Last week I began this entry, re-considered how to make the point and tucked it away. Today I unearthed an article I had not gotten around to putting into my database of interesting and useful citations. Lisa Nadile in The ABCs of Search Engine Marketing, in CIO Magazine, hits the nail on the head with this statement, “Each search engine has its own top-secret algorithm to analyze this data…” This is tongue in cheek so you need to read the whole article to get the humor. Ms. Nadile’s article is geared to Internet marketing but the comments about search engines are just a relevant for enterprise search.

I may be an enterprise search analyst but there are a lot of things I don’t know about the guts of current commercial search tools. Some things I could know if I am willing to spend months studying patents and expensive reports, while other things are protected as trade secrets. I will never know what is under the hood of most products. Thirty years ago I knew a lot about relatively simple concepts like b-tree indexes and hierarchical, relational, networked and associative data structures for products I used and developed.

My focus has shifted to results and usability. My client has to be able to find all the content in their content repository or crawled site. If not, it had better be easy to discover why, and simple to take corrective actions with the search engine’s administration tools, if that is where the problem lies. If the scope of the corpus of content to be searched is likely to grow to hundreds of thousands of documents, I also care about hardware resource requirements and performance (speed) and scalability.

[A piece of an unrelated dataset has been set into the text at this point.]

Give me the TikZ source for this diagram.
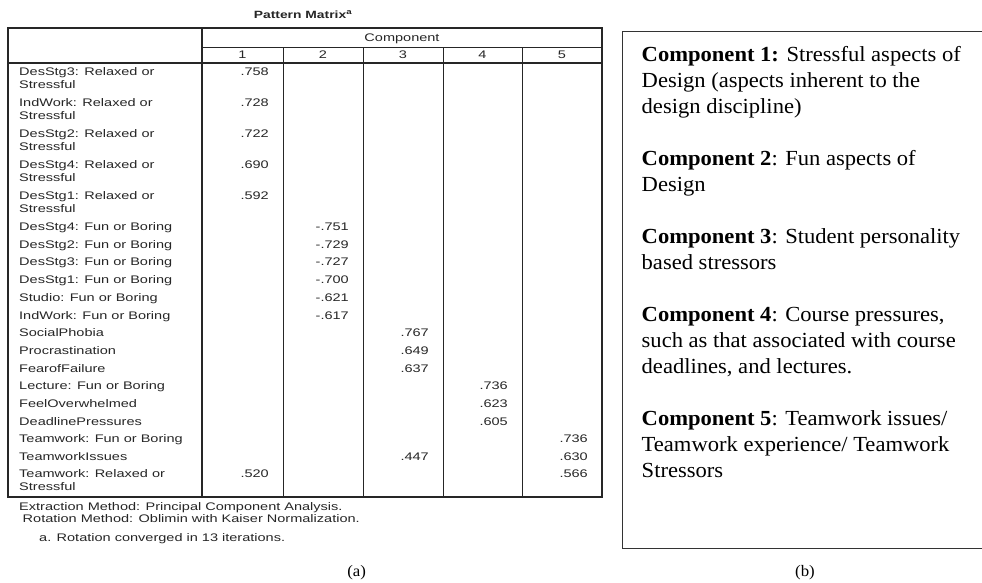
\documentclass[tikz,border=0pt]{standalone}
\usepackage{fontspec}
\newfontfamily\spss{Liberation Sans}[FakeStretch=1.32]
\newfontfamily\tnr{Liberation Serif}[FakeStretch=1.05]
\begin{document}
\begin{tikzpicture}[x=1pt,y=-1pt,
  sfont/.style={font=\spss\fontsize{11}{12}\selectfont,text=black!85},
  lbl/.style={sfont,anchor=base west,inner sep=0pt},
  val/.style={sfont,anchor=base east,inner sep=0pt},
  hdr/.style={sfont,anchor=base,inner sep=0pt},
  heavy/.style={line width=2pt,black!85},
  light/.style={line width=0.9pt,black!85},
  rtxt/.style={anchor=base west,inner sep=0pt,font=\tnr\fontsize{21.5}{26}\selectfont},
  captxt/.style={anchor=base,inner sep=0pt,font=\tnr\fontsize{16}{18}\selectfont},
]
\useasboundingbox (0,0) rectangle (982,582);
\fill[white] (0,0) rectangle (982,582);
% title
\node[hdr,font=\spss\bfseries\fontsize{10.5}{12}\selectfont] (title) at (303,18) {Pattern Matrix\textsuperscript{a}};
% table lines
\foreach \xx in {283,363,443,522} \draw[light] (\xx,47) -- (\xx,497);
\draw[light] (202,47) -- (602,47);
\draw[heavy] (8,63) -- (602,63);
\draw[heavy] (202,28) -- (202,497);
\draw[heavy] (8,28) rectangle (602,497);
% header
\node[hdr] (comp) at (402,41.5) {Component};
\node[hdr] (c1) at (242.5,58.5) {1};
\node[hdr] (c2) at (323,58.5) {2};
\node[hdr] (c3) at (403,58.5) {3};
\node[hdr] (c4) at (482.5,58.5) {4};
\node[hdr] (c5) at (562,58.5) {5};
% two-line rows
\foreach \t/\nm/\v [count=\i] in {63/DesStg3/.758,94/IndWork/.728,125/DesStg2/.722,156/DesStg4/.690,187/DesStg1/.592}{
  \node[lbl] (la\i) at (19,\t+12) {\nm: Relaxed or};
  \node[lbl] (lb\i) at (19,\t+25) {Stressful};
  \node[val] (v\i) at (269,\t+12) {\v};
}
% single rows
\foreach \lab/\xx/\v [count=\i] in {
  DesStg4: Fun or Boring/349/-.751,
  DesStg2: Fun or Boring/349/-.729,
  DesStg3: Fun or Boring/349/-.727,
  DesStg1: Fun or Boring/349/-.700,
  Studio: Fun or Boring/349/-.621,
  IndWork: Fun or Boring/349/-.617,
  SocialPhobia/429/.767,
  Procrastination/429/.649,
  FearofFailure/429/.637,
  Lecture: Fun or Boring/508/.736,
  FeelOverwhelmed/508/.623,
  DeadlinePressures/508/.605,
  Teamwork: Fun or Boring/588/.736,
  TeamworkIssues/588/.630}{
  \node[lbl] (s\i) at (19,218+17.7*\i-17.7+12.5) {\lab};
  \node[val] (sv\i) at (\xx,218+17.7*\i-17.7+12.5) {\v};
}
\node[val] (sv14b) at (429,218+17.7*13+12.5) {.447};
\node[lbl] (la6) at (19,477.8) {Teamwork: Relaxed or};
\node[lbl] (lb6) at (19,490.8) {Stressful};
\node[val] (v6a) at (269,477.8) {.520};
\node[val] (v6b) at (588,477.8) {.566};
% footnotes
\node[lbl] (f1) at (19,510) {Extraction Method: Principal Component Analysis.};
\node[lbl] (f2) at (22.5,522) {Rotation Method: Oblimin with Kaiser Normalization.};
\node[lbl] (f3) at (39,541) {a. Rotation converged in 13 iterations.};
% right box
\draw[line width=1pt,black!80] (982,31.5) -- (622.5,31.5) -- (622.5,548) -- (982,548);
\node[rtxt] (p1a) at (641.5,61.5) {\textbf{Component 1:} Stressful aspects of};
\node[rtxt] (p1b) at (641.5,87.5) {Design (aspects inherent to the};
\node[rtxt] (p1c) at (641.5,113.5) {design discipline)};
\node[rtxt] (p2a) at (641.5,165.5) {\textbf{Component 2}: Fun aspects of};
\node[rtxt] (p2b) at (641.5,191.5) {Design};
\node[rtxt] (p3a) at (641.5,243.5) {\textbf{Component 3}: Student personality};
\node[rtxt] (p3b) at (641.5,269.5) {based stressors};
\node[rtxt] (p4a) at (641.5,321.5) {\textbf{Component 4}: Course pressures,};
\node[rtxt] (p4b) at (641.5,347.5) {such as that associated with course};
\node[rtxt] (p4c) at (641.5,373.5) {deadlines, and lectures.};
\node[rtxt] (p5a) at (641.5,425.5) {\textbf{Component 5}: Teamwork issues/};
\node[rtxt] (p5b) at (641.5,451.5) {Teamwork experience/ Teamwork};
\node[rtxt] (p5c) at (641.5,477.5) {Stressors};
% captions
\node[captxt] (capa) at (356.7,576) {(a)};
\node[captxt] (capb) at (805,576) {(b)};
\end{tikzpicture}
\end{document}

And, if you have read previous entries, you already know that I care a lot about service and business relationships with the vendor because that is crucial to long term success. No amount of “whiz bang” technology will overcome a lousy client/vendor relationship.

Finding out what is going on under the hood with some imponderable algorithms isn’t really going to do me or my client any good when evaluating search products. Either the search tool finds stuff the way my client wants to find it, or it doesn’t. “Black art,” trade secret or “patent protected” few of us would really understand the secret sauce anyway.